SET 1: Olivia's Pool, Dogs Stole Things, Taste, Billy Breathes, AC/DC Bag, The Old Home Place, Theme From the Bottom, Wading in the Velvet Sea, Saw It Again, Limb By Limb, My Soul
SET 2: Down with Disease -> Piper -> Down with Disease -> Meatstick -> McGrupp and the Watchful Hosemasters > Makisupa Policeman, Cecilia > Hold Your Head Up > Rock A William, Run Like an Antelope
ENCORE: Guyute
If my post yesterday came off as disrespectful to The Funk, today’s show is a brilliant example of how its service as a passageway can be incredibly valuable. Phish jams can be thought of as, to use a technical term, a game of Keepy-Uppy. Pushing these improvisations out of the standard channel and extending them to the lengths that fans crave requires a steady stream of new ideas. When that fuel dries up, Trey’s ADD or crowd-pleasing instincts usually leads him to awkwardly end the song and/or pull the dreaded ripcord, closing off jams and adding speed bumps to set flow.
But the stream of ideas isn’t always perfectly continuous, and the best eras of Phish find productive holding patterns where they can wait for the next creative spark to arrive.

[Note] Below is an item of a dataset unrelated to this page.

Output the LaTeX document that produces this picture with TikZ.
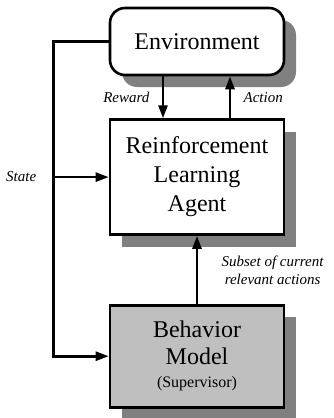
\documentclass[tikz,border=0pt]{standalone}
\usepackage{fontspec}
\setmainfont{Liberation Serif}
\usetikzlibrary{arrows.meta,positioning,shadows,calc}
\tikzset{
    rlbox/.style={draw, line width=2.6pt, align=center, fill=white,
        font=\fontsize{24}{29}\selectfont, minimum width=174pt,
        drop shadow={shadow xshift=12pt, shadow yshift=-12pt, fill=black!50, opacity=1}},
    envbox/.style={rlbox, rounded corners=15pt, minimum height=67pt},
    rlarrow/.style={-{Triangle[length=13pt,width=9pt]}, line width=2.6pt},
    rllabel/.style={font=\fontsize{15}{18}\selectfont\itshape}
}

\begin{document}
\begin{tikzpicture}[node distance=42pt]
\node[envbox] (env) {Environment};
\node[rlbox, below=of env, minimum height=115pt] (agent) {Reinforcement\\Learning\\Agent};
\node[rlbox, below=68pt of agent, minimum height=102pt, fill=black!25] (behav)
    {Behavior\\[-2pt]Model\\[-6pt]{\fontsize{16}{19}\selectfont(Supervisor)}};
\coordinate (corner) at ($(env.west)+(-55pt,0)$);
\useasboundingbox ($(env.center)+(-197pt,41.5pt)$) rectangle ($(env.center)+(136pt,-376.5pt)$);
\draw[rlarrow] ([xshift=-34pt]env.south) -- ([xshift=-34pt]agent.north)
    node[midway, left=9pt, rllabel] {Reward};
\draw[rlarrow] ([xshift=33pt]agent.north) -- ([xshift=33pt]env.south)
    node[midway, right=9pt, rllabel] {Action};
\draw[rlarrow] (env.west) -- (corner) |- (behav.west);
\draw[rlarrow] (corner |- agent.west) -- (agent.west);
\node[rllabel, left=14pt of corner |- agent.west] (state) {State};
\draw[rlarrow] (behav.north) -- (agent.south)
    node[midway, right=20pt, rllabel, align=center] {Subset of current\\relevant actions};
\end{tikzpicture}
\end{document}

In late 1994 and summer 1995, they accomplished that through technical means, using the “Hey Hole” game of their practice room to keep a jam afloat, cycling through theme after theme until landing on one they wanted to explore further. That strategy produced improvisations of 20, 30, even 50 minutes, but could feel inorganic — too much head, not enough butt.
Phish in 1997 found a method that reversed that equation. When a jam reached an impasse, without a clear next step, they defaulted to their new favorite trick: cowfunk. Just like Phil Lesh saying that Dark Star is always playing somewhere and the Dead just occasionally tap into it, 1997 Phish is constantly playing a funk jam, and when a song threatens to fizzle out, it’s always there to fill the gap.
Take tonight’s Down with Disease, which could easily have come to a typical end around the 9-minute mark, similar to the summer’s previous, underwhelming version on 6/14. Instead, they flip the funk switch and play a pretty heavy, but straightforward slow groove for the next four minutes. When Fishman kicks it up a notch just before the 13th minute, it moves into a torrid section that likely could not have come direct from your “standard” DWD jam; it’s an idea that could only have sprouted from funk jam soil.
It would be logical for that white-knuckle segment to resolve into the closing DWD riff, but instead it returns to the safe space of the funk jam again at 16:00. Here, after six more minutes of slow-dissolve vamping, the outcome isn’t another improvisational passage, but a whispering segue into Piper — a very good idea in itself, especially when it returns back to Disease for a wild reprise.
At this point, the set has bullet-train momentum. Phish flirts with Can’t You Hear Me Knocking for the second night in a row, returns to yet another, even more bizarre funk segment, singing the words of the freshly-written Meatstick over the top, then stumbles into a funk version of McGrupp, which turns into a reggae version of McGrupp that sounds like Makisupa, which turns into Makisupa, which turns into the first Fishman cover of the summer (the, uh, singular version of “Cecilia”), which becomes the first instrument-switch song of the summer, Rock A William. God, it rules.
It’s fair to assume that none of it would’ve happened if Phish didn’t have the funk jam in their pocket to fill the awkward silences, a liminal space to wait for inspiration to strike. Calling it a “holding pattern” is almost too diminutive; while the specific funk jams in this show are nothing special in the context of the year to come, in Summer ‘97, they still definitely had a novelty effect. And it must be said that even your standard cowfunk is always entertaining — danceable, of course, but also full of weird noises in Phish hands.
With the funk jam, Trey doesn’t need to worry that they’re losing the audience while waiting for the next musical lightbulb to appear over their heads. Furthermore, against the minimalist, democratic backdrop of funk, those lightning strikes can come from any member of the band and be quickly seized upon, no matter how left-field (did I mention that wild McGrupp?). It’s the best of all worlds, a flexible, reliable default mode that keeps the party moving, and an incubator for new ideas that stretch jams out and stitch sets together.
Man, these rule. As someone who did most of his Phishin during 1.0 (and LOVES late-90s Phish), these are a total treat in my inbox. Thank you, Rob!